FedPissa: Towards Federated Personalized Adaptation of Foundation Models via LoRA Subspace Mapping
Abstract
LoRA efficiently adapts large pre-trained models via low-rank updates, making it a strong parameter-efficient fine-tuning (PEFT) method. When integrated with Federated Learning (FL), it enables collaborative fine-tuning across distributed clients, leveraging rich downstream data without exposing private information. However, this strategy is hindered by data heterogeneity and limits personalization performance. To address this, personalized FedLoRA approaches have been proposed and employ a dual-LoRA architecture, e.g., one branch for global knowledge and another for client-specific adaptation.
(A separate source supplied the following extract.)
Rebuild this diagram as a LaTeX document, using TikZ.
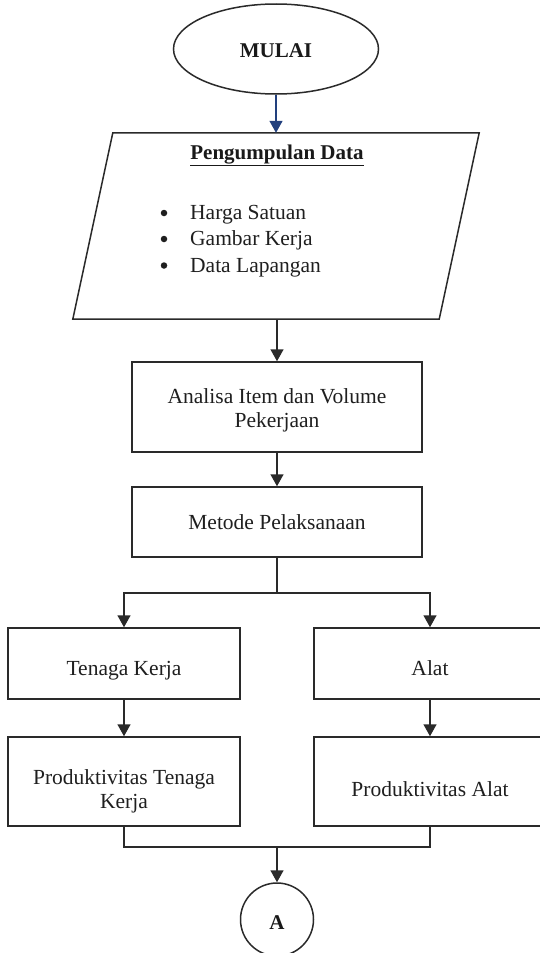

Nevertheless, this dual-LoRA design introduces additional computational overhead and structural redundancy. To address this limitation, we propose FedPissa, the first framework that rethinks single-LoRA via selective aggregation and subspace decorrelation. We selectively aggregate LoRA components based on their aggregation dynamics, and further apply a decorrelated subspace projection to mitigate heterogeneous update conflicts, reducing cross-client interference and improving personalized adaptation. Experiments on textual and visual scenarios show that FedPissa not only achieves up to 35% lower communication and computation cost, but also improves overall accuracy by up to 8% compared to its counterparts.